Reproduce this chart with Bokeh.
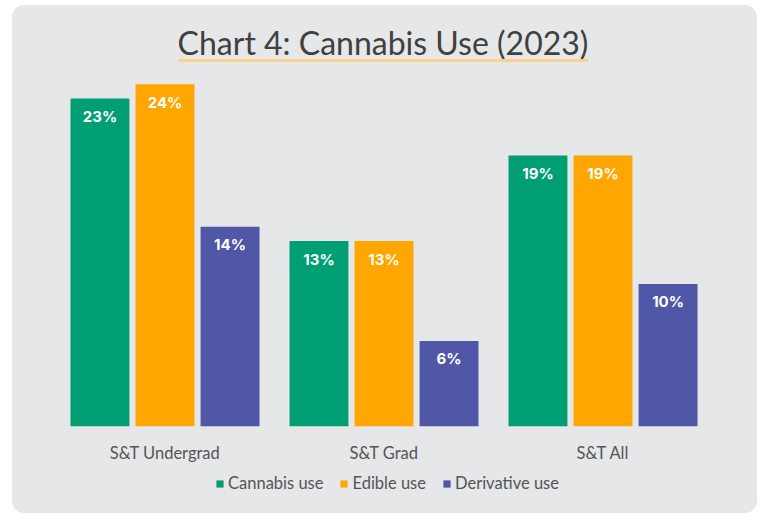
from bokeh.plotting import figure
from bokeh.layouts import column
from bokeh.models import ColumnDataSource, FactorRange, Range1d, Legend, LegendItem, Label, BoxAnnotation
from bokeh.transform import dodge
from bokeh.embed import file_html
from bokeh.resources import INLINE
from bokeh.core.properties import value

groups = ["S&T Undergrad", "S&T Grad", "S&T All"]
series = ["Cannabis use", "Edible use", "Derivative use"]
cannabis = [23, 13, 19]
edible = [24, 13, 19]
derivative = [14, 6, 10]
colors = ["#009e73", "#ffa600", "#5157a7"]
title_text = "Chart 4: Cannabis Use (2023)"

FONT = "Lato"
BG = "#e6e7e9"
W = 745

p = figure(x_range=FactorRange(*groups), y_range=Range1d(0, 29.52),
           width=W, height=463, output_backend="svg", toolbar_location=None,
           y_axis_location=None,
           min_border_left=43, min_border_right=45, min_border_top=0, min_border_bottom=42)
p.background_fill_color = None
p.border_fill_color = None
p.outline_line_color = None
p.grid.visible = False

offsets = [-0.297, 0.0, 0.297]
renderers = []
for name, vals, col, off in zip(series, [cannabis, edible, derivative], colors, offsets):
    src = ColumnDataSource(dict(g=groups, v=vals, lab=[f"{v}%" for v in vals]))
    r = p.vbar(x=dodge("g", off, range=p.x_range), top="v", width=0.269, source=src,
               fill_color=col, line_color=None)
    renderers.append(r)
    p.text(x=dodge("g", off, range=p.x_range), y="v", text="lab", source=src,
           y_offset=18, text_align="center", text_baseline="middle",
           text_color="white", text_font=value("Inter"), text_font_style="bold",
           text_font_size="15px")

ax = p.xaxis[0]
ax.axis_line_color = None
ax.major_tick_line_color = None
ax.minor_tick_line_color = None
ax.major_label_standoff = 10
ax.major_label_text_font = FONT
ax.major_label_text_font_size = "16.5px"
ax.major_label_text_color = "#555555"

title = Label(x=327.5, y=384, x_units="screen", y_units="screen", text=title_text,
              text_align="center", text_baseline="alphabetic",
              text_font=FONT, text_font_size="32px", text_color="#404040")
p.add_layout(title)

underline = BoxAnnotation(left=123, right=533, bottom=364.5, top=367.5,
                          left_units="screen", right_units="screen",
                          bottom_units="screen", top_units="screen",
                          fill_color="#fdd18b", fill_alpha=1, line_color=None)
p.add_layout(underline)

# legend strip
p2 = figure(x_range=Range1d(0, 1), y_range=Range1d(0, 1), width=W, height=45,
            output_backend="svg", toolbar_location=None,
            x_axis_location=None, y_axis_location=None,
            min_border_left=0, min_border_right=0, min_border_top=0, min_border_bottom=0)
p2.background_fill_color = None
p2.border_fill_color = None
p2.outline_line_color = None
p2.grid.visible = False
dummies = []
for col in colors:
    dummies.append(p2.rect(x=[-5], y=[-5], width=1, height=1,
                           fill_color=col, line_color=None))

legend = Legend(items=[LegendItem(label=s, renderers=[r]) for s, r in zip(series, dummies)],
                orientation="horizontal", location=(160, 20),
                background_fill_alpha=0, border_line_color=None,
                padding=0, margin=0, spacing=16, label_standoff=4,
                glyph_width=9, glyph_height=9,
                label_text_font=FONT, label_text_font_size="16.5px", label_text_color="#555555")
p2.add_layout(legend, "center")

lay = column(p, p2, spacing=0,
             styles={"background-color": BG, "border-radius": "12px",
                     "margin-left": "12px", "margin-top": "5px"})

open("out.html", "w").write(file_html(lay, INLINE))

★ ★ ★ ★ ★ ★ ★

What you have to do
Please set down each line of the data above exactly as written, without the pictures.

Solution below
Reproduce this chart with Bokeh.
from bokeh.plotting import figure
from bokeh.layouts import column
from bokeh.models import ColumnDataSource, FactorRange, Range1d, Legend, LegendItem, Label, BoxAnnotation
from bokeh.transform import dodge
from bokeh.embed import file_html
from bokeh.resources import INLINE
from bokeh.core.properties import value

groups = ["S&T Undergrad", "S&T Grad", "S&T All"]
series = ["Cannabis use", "Edible use", "Derivative use"]
cannabis = [23, 13, 19]
edible = [24, 13, 19]
derivative = [14, 6, 10]
colors = ["#009e73", "#ffa600", "#5157a7"]
title_text = "Chart 4: Cannabis Use (2023)"

FONT = "Lato"
BG = "#e6e7e9"
W = 745

p = figure(x_range=FactorRange(*groups), y_range=Range1d(0, 29.52),
           width=W, height=463, output_backend="svg", toolbar_location=None,
           y_axis_location=None,
           min_border_left=43, min_border_right=45, min_border_top=0, min_border_bottom=42)
p.background_fill_color = None
p.border_fill_color = None
p.outline_line_color = None
p.grid.visible = False

offsets = [-0.297, 0.0, 0.297]
renderers = []
for name, vals, col, off in zip(series, [cannabis, edible, derivative], colors, offsets):
    src = ColumnDataSource(dict(g=groups, v=vals, lab=[f"{v}%" for v in vals]))
    r = p.vbar(x=dodge("g", off, range=p.x_range), top="v", width=0.269, source=src,
               fill_color=col, line_color=None)
    renderers.append(r)
    p.text(x=dodge("g", off, range=p.x_range), y="v", text="lab", source=src,
           y_offset=18, text_align="center", text_baseline="middle",
           text_color="white", text_font=value("Inter"), text_font_style="bold",
           text_font_size="15px")

ax = p.xaxis[0]
ax.axis_line_color = None
ax.major_tick_line_color = None
ax.minor_tick_line_color = None
ax.major_label_standoff = 10
ax.major_label_text_font = FONT
ax.major_label_text_font_size = "16.5px"
ax.major_label_text_color = "#555555"

title = Label(x=327.5, y=384, x_units="screen", y_units="screen", text=title_text,
              text_align="center", text_baseline="alphabetic",
              text_font=FONT, text_font_size="32px", text_color="#404040")
p.add_layout(title)

underline = BoxAnnotation(left=123, right=533, bottom=364.5, top=367.5,
                          left_units="screen", right_units="screen",
                          bottom_units="screen", top_units="screen",
                          fill_color="#fdd18b", fill_alpha=1, line_color=None)
p.add_layout(underline)

# legend strip
p2 = figure(x_range=Range1d(0, 1), y_range=Range1d(0, 1), width=W, height=45,
            output_backend="svg", toolbar_location=None,
            x_axis_location=None, y_axis_location=None,
            min_border_left=0, min_border_right=0, min_border_top=0, min_border_bottom=0)
p2.background_fill_color = None
p2.border_fill_color = None
p2.outline_line_color = None
p2.grid.visible = False
dummies = []
for col in colors:
    dummies.append(p2.rect(x=[-5], y=[-5], width=1, height=1,
                           fill_color=col, line_color=None))

legend = Legend(items=[LegendItem(label=s, renderers=[r]) for s, r in zip(series, dummies)],
                orientation="horizontal", location=(160, 20),
                background_fill_alpha=0, border_line_color=None,
                padding=0, margin=0, spacing=16, label_standoff=4,
                glyph_width=9, glyph_height=9,
                label_text_font=FONT, label_text_font_size="16.5px", label_text_color="#555555")
p2.add_layout(legend, "center")

lay = column(p, p2, spacing=0,
             styles={"background-color": BG, "border-radius": "12px",
                     "margin-left": "12px", "margin-top": "5px"})

open("out.html", "w").write(file_html(lay, INLINE))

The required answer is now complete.